You must read about the company’s product, culture, and people. Because you don’t want your first job in CS to be with any company. Some questions to ask during your search:

  • Is their product good and valuable to their customers?
  • Do they have a healthy work culture? Or do previous employees say the company’s culture is lacking?
  • Does this company have the budget to hire for entry-level positions? (i.e., mid- to enterprise-level companies)
  • Do they offer training programs to help you learn and grow on the job?

You can find most of this information on sites like LinkedIn and Glassdoor.

Improve your Network

Once you find the opportunities, connecting with people who work there is important. If you know someone that works there, it’s a plus, and you can ask them to give your resume to the hiring manager directly. But if you don’t, join online customer success communities and focus on making genuine connections.

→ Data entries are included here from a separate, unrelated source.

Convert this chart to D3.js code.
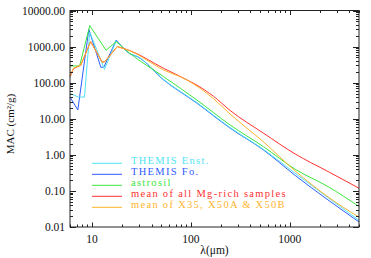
<!DOCTYPE html>
<html>
<head>
<meta charset="utf-8">
<script src="https://cdn.jsdelivr.net/npm/d3@7"></script>
<style>
  body { margin: 0; background: #fff; }
  svg { display: block; }
  text { font-family: "Liberation Serif", "Times New Roman", serif; }
</style>
</head>
<body>
<div id="chart"></div>
<script>
// wavelength (micron) / MAC (cm^2/g) pairs
const themisEnst = [[6,50],[7.3,40],[8.4,40],[9.5,2500],[13.4,235],[17.6,1450],[24,650],[29,530],[53,122],[115,28],[249,5.7],[540,1.42],[1130,0.31],[5000,0.0153]]
const themisFo = [[6,40],[7.2,17.5],[9.3,3000],[12.3,267],[13.2,270],[17.6,1520],[24,640],[29,520],[53,119],[115,27],[249,5.5],[540,1.37],[1130,0.27],[5000,0.0138]]
const astrosil = [[6,290],[7.5,290],[9.5,3800],[13.9,790],[17.6,1370],[24,660],[53,147],[115,33],[249,6.7],[540,1.69],[1130,0.40],[2455,0.13],[5000,0.037]]
const meanMg = [[6,145],[6.5,245],[7.7,305],[9.7,1370],[12.7,370],[13.5,385],[18,1000],[24,780],[53,250],[91,120],[115,85],[169,42],[249,17],[540,4.0],[1130,1.06],[2455,0.34],[5000,0.119]]
const meanX = [[6,153],[6.5,250],[7.7,310],[9.7,1370],[12.7,367],[13.5,380],[18,994],[24,770],[53,225],[91,119],[169,36],[249,13.5],[540,2.3],[1130,0.36],[2455,0.067],[5000,0.0187]]

const seriesNames = ["THEMIS Enst.", "THEMIS Fo.", "astrosil", "mean of all Mg-rich samples", "mean of X35, X50A & X50B"]
const seriesColors = ["#4fe3f5", "#2f5cff", "#3ce63c", "#ff3030", "#ffb42a"]
const seriesData = [themisEnst, themisFo, astrosil, meanMg, meanX]
const drawOrder = [1, 0, 2, 3, 4]

const yTicks = [0.01, 0.1, 1, 10, 100, 1000, 10000]
const xTicks = [10, 100, 1000]

const width = 371
const height = 258
const margin = {left: 70, right: 12, top: 10.5, bottom: 31}

const x = d3.scaleLog().domain([6, 5000]).range([margin.left, width - margin.right])
const y = d3.scaleLog().domain([0.01, 10000]).range([height - margin.bottom, margin.top])

const svg = d3.select("#chart").append("svg")
    .attr("width", width)
    .attr("height", height)

//curves: the silicate features are drawn straight, the far-IR tail smooth
const lineStraight = d3.line()
    .x(d => x(d[0]))
    .y(d => y(d[1]))
const lineSmooth = d3.line()
    .x(d => x(d[0]))
    .y(d => y(d[1]))
    .curve(d3.curveMonotoneX)

const plot = svg.append("g")
drawOrder.forEach(i => {
    const pts = seriesData[i]
    const k = pts.findIndex(d => d[0] >= 17.5) // the 18 micron peak
    plot.append("path")
        .attr("fill", "none")
        .attr("stroke", seriesColors[i])
        .attr("stroke-width", 1)
        .attr("d", lineStraight(pts.slice(0, k + 1)) + lineSmooth(pts.slice(k)).replace(/^M/, "L"))
})

//minor ticks for log axes (2..9 in each decade)
function minors(scale) {
    const [a, b] = scale.domain()
    const out = []
    for (let e = Math.floor(Math.log10(a)); e <= Math.ceil(Math.log10(b)); e++) {
        for (let k = 1; k < 10; k++) {
            const v = k * Math.pow(10, e)
            if (v >= a && v <= b) out.push({v: v, major: k == 1})
        }
    }
    return out
}

const axisColor = "#222"
const x0 = margin.left, x1 = width - margin.right
const y0 = height - margin.bottom, y1 = margin.top

const frame = svg.append("g").attr("stroke", axisColor).attr("stroke-width", 1).attr("fill", "none")
frame.append("rect")
    .attr("x", x0).attr("y", y1)
    .attr("width", x1 - x0).attr("height", y0 - y1)

// x ticks, bottom & top, pointing inward
minors(x).forEach(t => {
    const len = t.major ? 4.5 : 2.5
    const px = Math.round(x(t.v)) + 0.5
    frame.append("line").attr("x1", px).attr("x2", px).attr("y1", y0).attr("y2", y0 - len)
    frame.append("line").attr("x1", px).attr("x2", px).attr("y1", y1).attr("y2", y1 + len)
})
// y ticks, left & right
minors(y).forEach(t => {
    const len = t.major ? 6 : 3
    const py = Math.round(y(t.v)) + 0.5
    frame.append("line").attr("y1", py).attr("y2", py).attr("x1", x0).attr("x2", x0 + len)
    frame.append("line").attr("y1", py).attr("y2", py).attr("x1", x1).attr("x2", x1 - len)
})

//tick labels
svg.append("g").selectAll("text")
    .data(yTicks)
    .join("text")
        .attr("x", x0 - 5)
        .attr("y", d => y(d) + 4)
        .attr("text-anchor", "end")
        .attr("font-size", 11.5)
        .attr("fill", "#111")
        .text(d => d3.format(".2f")(d))

svg.append("g").selectAll("text")
    .data(xTicks)
    .join("text")
        .attr("x", d => x(d))
        .attr("y", 243)
        .attr("text-anchor", "middle")
        .attr("font-size", 11.5)
        .attr("fill", "#111")
        .text(d => d)

//axis titles
svg.append("text")
    .attr("x", (x0 + x1) / 2)
    .attr("y", 254)
    .attr("text-anchor", "middle")
    .attr("font-size", 11.5)
    .attr("fill", "#111")
    .text("λ(μm)")

svg.append("text")
    .attr("transform", "translate(13.5,124) rotate(-90)")
    .attr("text-anchor", "middle")
    .attr("font-size", 11)
    .attr("fill", "#111")
    .text("MAC (cm²/g)")

//legend
const legend = svg.append("g")
seriesNames.forEach((name, i) => {
    const ly = 163.3 + i * 11
    legend.append("line")
        .attr("x1", 92).attr("x2", 122)
        .attr("y1", ly).attr("y2", ly)
        .attr("stroke", seriesColors[i])
        .attr("stroke-width", 1)
    legend.append("text")
        .attr("x", 131)
        .attr("y", ly + 1)
        .attr("font-size", 10.5)
        .attr("letter-spacing", 1.3)
        .attr("fill", seriesColors[i])
        .text(name)
})
</script>
</body>
</html>
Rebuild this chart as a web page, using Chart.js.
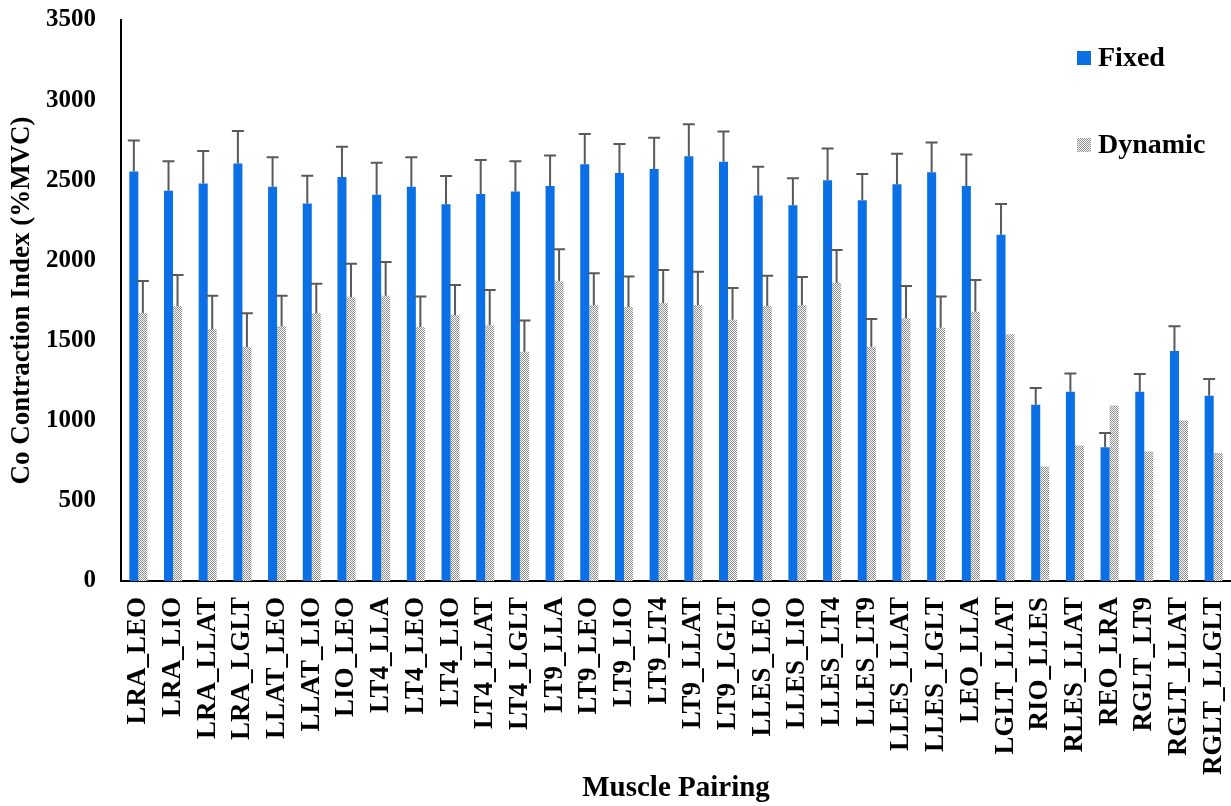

Put Your Customer-Facing Experience at the Forefront

If you want a job in customer success, you need to put your customer-facing experience and communication skills on display. Illustrate problems in the space you faced and how you solved them. You can include this information briefly in your resume or cover letter, on LinkedIn, and in your interview.

Personalize Everything

From your resume to your interview, make it personal. Don’t blast the same resume and cover letter to every CS position you apply for, and hope that one sticks. Do your research, use the keywords, and help the hiring manager understand why you’re a good fit.

Bottom Line

With so many companies investing in a Customer Success department, there’s more opportunity than ever before to start your CS career. But one thing to remember is that even though the opportunity is endless, your time is valuable. Some companies may have a swift hiring process; others may be prolonged. Either way, don’t spend all your time waiting to hear back from one company; continue searching, learning, and optimizing your approach as you go. And eventually, you’ll have the position you’ve worked hard to get. Doesn’t that sound like a happy ending?